As her leader, this provides you with a wonderful chance to offer individual coaching. At the end of the meeting you talk directly with your direct report about her stance and how you supported her view—right up until the point she called everyone who disagreed with her a cretin. You explain how her approach actually turned people against her. And then you role-play the scene again—only using more effective skills. Under your careful coaching, your direct report tentatively states her view by using terms such as “perhaps,” and “I wonder.” Equally important, she asks others for their point of view and then listens.
Let’s extend this recommendation. What if you and a million other people vowed to do the same thing? That is, they agree to “play it forward”? They don’t pay it forward—it’s not an act of service that can be passed on to others, but they play it forward—it’s a social skill that can be done in acts under the guidance of a director. People conduct mini-plays where they model effective social behavior—exemplifying skills that fall between silence and violence. Equally important, when someone they know and love moves to either silence or violence, they sit down with the offending party and play out the script in a new, more effective way.

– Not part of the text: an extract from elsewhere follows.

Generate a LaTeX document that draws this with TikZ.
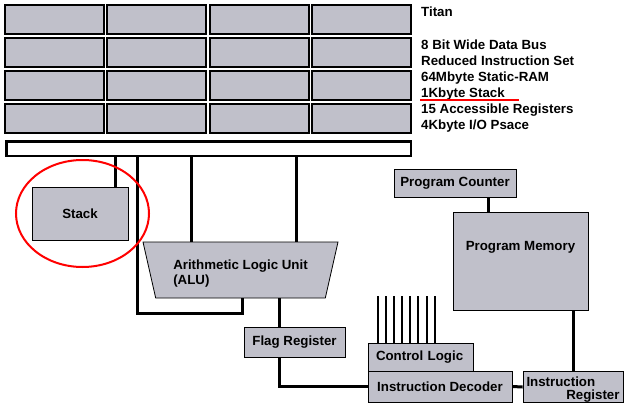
\documentclass[tikz,border=0pt]{standalone}
\usepackage{fontspec}
\setmainfont{Liberation Sans}
\usetikzlibrary{shapes.geometric}
\definecolor{chipgrey}{RGB}{192,192,202}
\begin{document}
\begin{tikzpicture}[x=1pt,y=-1pt,line join=miter]
  \tikzset{lbl/.style={font=\bfseries\fontsize{13.3}{13}\selectfont},
    unit/.style={lbl,draw,fill=chipgrey,line width=0.8pt,inner sep=0pt},
    tile/.style={draw,fill=chipgrey,line width=2pt,minimum width=99pt,minimum height=29pt,inner sep=0pt},
    wire/.style={line width=3pt},
    sig/.style={line width=2pt},
    ring/.style={red,line width=2pt}}
  \useasboundingbox (0,0) rectangle (628,412);
  \foreach \r in {0,...,3}
    \foreach \c in {0,...,3}
      \node[tile] (tile-\r-\c) at (54.5+102.4*\c,19.5+33*\r) {};
  \node[lbl,anchor=base west,inner sep=0pt] (title) at (421,17) {Titan};
  \foreach \t [count=\k] in {8 Bit Wide Data Bus,Reduced Instruction Set,64Mbyte Static-RAM,1Kbyte Stack,15 Accessible Registers,4Kbyte I/O Psace}
    \node[lbl,anchor=base west,inner sep=0pt] (spec-\k) at (421,33+16*\k) {\t};
  \draw[ring] ([shift={(-1pt,-2.5pt)}]spec-4.base west) -- ++(99,0);
  \node[draw,fill=white,line width=2.5pt,minimum width=404.5pt,minimum height=14.5pt,inner sep=0pt] (bus) at (208.5,148.5) {};
  \node[unit,minimum width=96pt,minimum height=53pt] (stack) at (80,213.5) {Stack};
  \node[unit,trapezium,trapezium left angle=110.6,trapezium right angle=110.6,trapezium stretches body,
    minimum width=195pt,minimum height=56pt,align=left] (alu) at (240.5,270) {\rule{0pt}{16pt}Arithmetic Logic Unit\\[2pt](ALU)};
  \node[unit,minimum width=101pt,minimum height=30pt] (flag) at (294.5,342) {Flag Register};
  \node[unit,minimum height=28pt,text width=89pt,inner xsep=8pt,align=left] (ctrl) at (420.5,357) {Control Logic};
  \node[unit,minimum width=144pt,minimum height=31pt] (dec) at (440,386.5) {Instruction Decoder};
  \node[unit,minimum height=30pt,text width=93pt,inner xsep=3.5pt,align=left] (ireg) at (573,387) {\rule{0pt}{15pt}Instruction\\\hspace*{\fill}Register};
  \node[unit,minimum width=122pt,minimum height=28pt] (pc) at (455,183) {Program Counter};
  \node[unit,minimum width=135pt,minimum height=98pt,
    label={[lbl,anchor=north,inner sep=0pt,yshift=-30pt]north:Program Memory}] (pm) at (520.5,261) {};
  \coordinate (stacktap) at (115,0);
  \coordinate (looptap) at (137,0);
  \coordinate (aluout) at (242,313);
  \coordinate (alutapA) at (191,0);
  \coordinate (alutapB) at (296,0);
  \coordinate (flagtap) at (279.5,0);
  \coordinate (pctap) at (488,0);
  \draw[wire] (stacktap |- bus.south) -- (stacktap |- stack.north);
  \draw[wire] (looptap |- bus.south) |- (aluout) -- (aluout |- alu.south);
  \draw[wire] (alutapA |- bus.south) -- (alutapA |- alu.north);
  \draw[wire] (alutapB |- bus.south) -- (alutapB |- alu.north);
  \draw[wire] (flagtap |- alu.south) -- (flagtap |- flag.north);
  \draw[wire] (flagtap |- flag.south) |- (dec.west);
  \draw[wire] (dec.east) -- (ireg.west);
  \draw[wire] (pctap |- pc.south) -- (pctap |- pm.north);
  \draw[wire] (ireg.north |- pm.south) -- (ireg.north);
  \foreach \i in {0,...,7}
    \draw[sig] ([xshift=10pt+8.15pt*\i]ctrl.north west) -- ++(0,-47);
  \draw[ring] ([xshift=2.5pt]stack.center) ellipse [x radius=66.5, y radius=53.5];
\end{tikzpicture}
\end{document}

Just think about the possible impact. For instance, what if parents modeled and practiced interpersonal skills with their offspring a thousand times before their kids hit puberty? Imagine, if in addition to driving their kids to gymnastics and oboe lessons, parents built social instruction into their daily conversation—just as often, just as seriously, and just as skillfully as someone teaching music lessons? What would the world be like if part of growing up was growing socially wise?
Now all of this playing it forward would be unnecessary if we were actually skilled at speaking our mind. And maybe we are. After all, it’s been thirty years since we completed our original line-cutting research, right?
To see where we stand today, Joseph Grenny’s son replicated the study a couple years back and uncovered the same discouraging results. Nobody said anything when the ten-year-old cut in front of people standing in line. Since he was so young and people might have been reluctant to speak up to someone so small and vulnerable, he eventually asked his mom to butt in line for him. After twenty-five cases where nobody uttered a word, finally a woman tapped our research mother on the shoulder and spoke her piece.
“Who does your hair?” she asked with a smile.
It seems conclusive. When confronted by inappropriate behavior we either blow up or clam up.
But it doesn’t have to be that way. We don’t have to choose between two unhealthy options. Not if we play it forward.